I opened LinkedIn to congratulate a former teammate and stopped cold. The post read like a perfectly polished press release—no mess, no personality. A small Pangram flag in the corner made me wonder how many other “people” I follow are actually programs.
I write about media and tech; you scroll for influence and opportunity. Let me walk you through the numbers, the method, and what it means for the signals you trust.
You glance at the top of your feed and the long-form post promises career secrets.
Pangram, the company behind one of the most cited AI text detectors, released a report that reads both alarming and believable. Their Chrome extension scans what you view and flags text it deems AI-generated. The headline: 41% of longform LinkedIn posts were flagged as fully AI-generated, and 30% of short-form LinkedIn content was flagged the same way.
Those are not small blips. Pangram’s reach comes with friction: the detector itself is the data source. Saying Pangram found lots of AI on LinkedIn is a bit like Charmin releasing a study revealing an epidemic of skid marks—awkward, but not automatically false. The Atlantic and The New York Times have both covered the broader trend, and the numbers line up with what many readers already suspect.
How many LinkedIn posts are 100% AI?
Pangram’s short answer: roughly four in ten long posts. If you include hybrid pieces—human text edited or expanded by AI—those proportions climb. Medium’s longform pool showed about 31% flagged fully AI, and Substack’s long posts registered around 10%.
What that means for you: the odds of encountering a fully AI-written long post are now material. If your job is sourcing original insight, these percentages should change how you vet authors and value signals on the platform.
The long X article you skip past often smells of PR and rewritten quotes.
Pangram reports ~29% of longform content on X is flagged as AI-generated, and only 53.2% of X articles were classified as fully human-authored when hybrids are counted. By contrast, typical short X posts landed at about 9% fully AI.
There’s a behavioral twist: longform posts attract effort and editing, so creators lean on AI to polish structure and tone. The result is a feed that sometimes reads like everyone at a cocktail party repeating the same motivational slogan.
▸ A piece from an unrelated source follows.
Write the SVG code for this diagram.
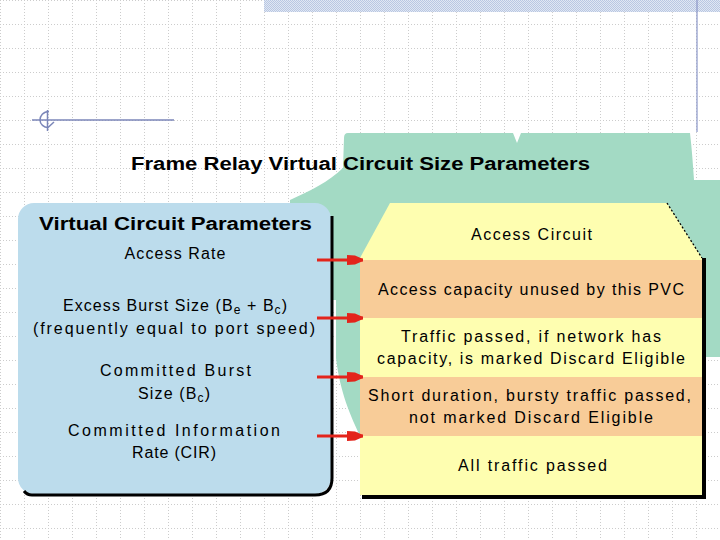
<svg xmlns="http://www.w3.org/2000/svg" width="720" height="540" viewBox="0 0 720 540">
  <style>
    .t { font-family: "Liberation Sans", Arial, sans-serif; font-size: 16px; text-anchor: middle; fill: #000; }
    .b { font-weight: bold; font-size: 18px; }
    .band-y { fill: #fefeb0; }
    .band-o { fill: #f8cc98; }
    .arrow { stroke: #e3241b; stroke-width: 3; fill: none; marker-end: url(#ah); }
  </style>
  <defs>
    <pattern id="grid" width="24" height="24" patternUnits="userSpaceOnUse">
      <path d="M0.5,0 V24 M0,0.5 H24" stroke="#cccccc" stroke-width="1" stroke-dasharray="1,2" fill="none"/>
    </pattern>
    <pattern id="hatch" width="2" height="2" patternUnits="userSpaceOnUse">
      <rect width="2" height="2" fill="#e0e7f3"/>
      <rect width="1" height="1" fill="#b9c7e2"/>
      <rect x="1" y="1" width="1" height="1" fill="#b9c7e2"/>
    </pattern>
    <marker id="ah" markerWidth="16" markerHeight="12" refX="16" refY="6" orient="auto" markerUnits="userSpaceOnUse">
      <path d="M0,1 L8,1.5 L16,5 L16,7 L8,10.5 L0,11 Z" fill="#e3241b"/>
    </marker>
  </defs>

  <!-- background -->
  <g id="background">
    <rect width="720" height="540" fill="#ffffff"/>
    <rect width="720" height="540" fill="url(#grid)"/>
    <rect x="264" y="0" width="456" height="12" fill="url(#hatch)"/>
    <line x1="697" y1="0" x2="697" y2="132" stroke="#8a96c8" stroke-width="1.2"/>
    <line x1="32" y1="120" x2="174" y2="120" stroke="#7b86b8" stroke-width="1.5"/>
    <line x1="47.5" y1="110" x2="47.5" y2="131" stroke="#7b86b8" stroke-width="1.5"/>
    <path d="M49,111.5 C43,111.5 40,116 40,120 C40,124.5 44,127.5 48,127.5 L54,122" stroke="#7b86b8" stroke-width="1.5" fill="none"/>
  </g>

  <!-- green cloud -->
  <g id="cloud">
    <path d="M348,133 H513 L517,143 L521,133 H690 C692,150 693,166 694,180 H720 V357 H704 V440 H362 C350,415 340,392 336,358 V300 H290 V200 C312,190 328,182 343,168 L344,138 Q344,133 348,133 Z" fill="#a3dac4"/>
  </g>

  <!-- title -->
  <g id="title">
    <text class="t b" x="360.5" y="170" textLength="459" lengthAdjust="spacingAndGlyphs">Frame Relay Virtual Circuit Size Parameters</text>
  </g>

  <!-- Virtual Circuit Parameters box -->
  <g id="node-vc-parameters">
    <rect x="18" y="203" width="313" height="291" rx="16" ry="16" fill="#bcdcec"/>
    <path d="M332,216 V478 Q332,495 315,495 H32 Q27,495 24,491" stroke="#000" stroke-width="3" fill="none"/>
    <text class="t b" x="175.5" y="230" textLength="273" lengthAdjust="spacingAndGlyphs">Virtual Circuit Parameters</text>
    <text class="t" x="175" y="259" textLength="101" lengthAdjust="spacing">Access Rate</text>
    <text class="t" x="175" y="311" textLength="224" lengthAdjust="spacing">Excess Burst Size (B<tspan dy="3" font-size="12">e</tspan><tspan dy="-3"> + B</tspan><tspan dy="3" font-size="12">c</tspan><tspan dy="-3">)</tspan></text>
    <text class="t" x="174" y="334" textLength="282" lengthAdjust="spacing">(frequently equal to port speed)</text>
    <text class="t" x="175.5" y="376" textLength="151" lengthAdjust="spacing">Committed Burst</text>
    <text class="t" x="174" y="399" textLength="72" lengthAdjust="spacing">Size (B<tspan dy="3" font-size="12">c</tspan><tspan dy="-3">)</tspan></text>
    <text class="t" x="174" y="436" textLength="212" lengthAdjust="spacing">Committed Information</text>
    <text class="t" x="174" y="458" textLength="84" lengthAdjust="spacing">Rate (CIR)</text>
  </g>

  <!-- Access Circuit box -->
  <g id="node-access-circuit">
    <path d="M390,203 H667 L702,258 V495 H360 V258 Z" class="band-y"/>
    <rect x="360" y="260" width="342" height="58" class="band-o"/>
    <rect x="360" y="377" width="342" height="59" class="band-o"/>
    <path d="M667,203 L702,258" stroke="#000" stroke-width="1.3" stroke-dasharray="2,2" fill="none"/>
    <path d="M704,258 V497 H362" stroke="#000" stroke-width="4" fill="none"/>
    <text class="t" x="531.5" y="240" textLength="121" lengthAdjust="spacing">Access Circuit</text>
    <text class="t" x="531" y="295" textLength="306" lengthAdjust="spacing">Access capacity unused by this PVC</text>
    <text class="t" x="531" y="342" textLength="260" lengthAdjust="spacing">Traffic passed, if network has</text>
    <text class="t" x="531" y="364" textLength="308" lengthAdjust="spacing">capacity, is marked Discard Eligible</text>
    <text class="t" x="529.5" y="401" textLength="323" lengthAdjust="spacing">Short duration, bursty traffic passed,</text>
    <text class="t" x="531" y="423" textLength="244" lengthAdjust="spacing">not marked Discard Eligible</text>
    <text class="t" x="532.5" y="471" textLength="149" lengthAdjust="spacing">All traffic passed</text>
  </g>

  <!-- connectors -->
  <g id="connectors">
    <line class="arrow" x1="317" y1="260" x2="363" y2="260"/>
    <line class="arrow" x1="317" y1="318" x2="363" y2="318"/>
    <line class="arrow" x1="317" y1="377" x2="363" y2="377"/>
    <line class="arrow" x1="317" y1="436" x2="363" y2="436"/>
  </g>
</svg>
Can AI be reliably detected in social posts?
Detection tools work on linguistic fingerprints—repetition patterns, phrasing rhythms, statistical quirks. Pangram’s Chrome extension inspects those markers in real time. But detection is probabilistic, not absolute. False positives and false negatives exist, and the presence of hybrid human-AI workflows makes authorship a spectrum rather than a binary.
That matters when platforms, employers, or audiences make decisions based on authorship. If a recruiter assumes “human” means original thinking, they may be misled. If a creator claims “I wrote this” while running it through multiple assistants, readers are owed clarity.
You read Reddit threads and notice a different cadence—shorter, messier, more human-smelling comments.
On Reddit, Pangram’s numbers show lower AI penetration: about 13% of longform posts flagged as fully AI and 3% for shortform. The community-driven, conversational format resists polished AI voices—at least for now.
Substack sits between the extremes. Pangram flagged about 10% of long posts as fully AI, but oddly put short posts at 12%. That suggests creators may use AI for brief bursts—subject lines, summaries, or micro-essays—while longer pieces sometimes still carry human fingerprints.
You read the methodology blurb and squint at the sample sizes.
Pangram’s dataset comes from users of its extension, which introduces sampling bias: people who install AI-detection tools may visit different pages than the average user. That doesn’t invalidate the findings, but it does mean the percentages are suggestive rather than definitive.
The practical takeaway: treat the numbers as a warning light, not proof of an apocalypse. They should push you to be skeptical of neat, generic posts and to favor signals that resist easy automation—original anecdotes, verifiable links, and distinct voice.
If platforms and influencers keep leaning on synthetic text, how will trust and reputation be priced in your professional network?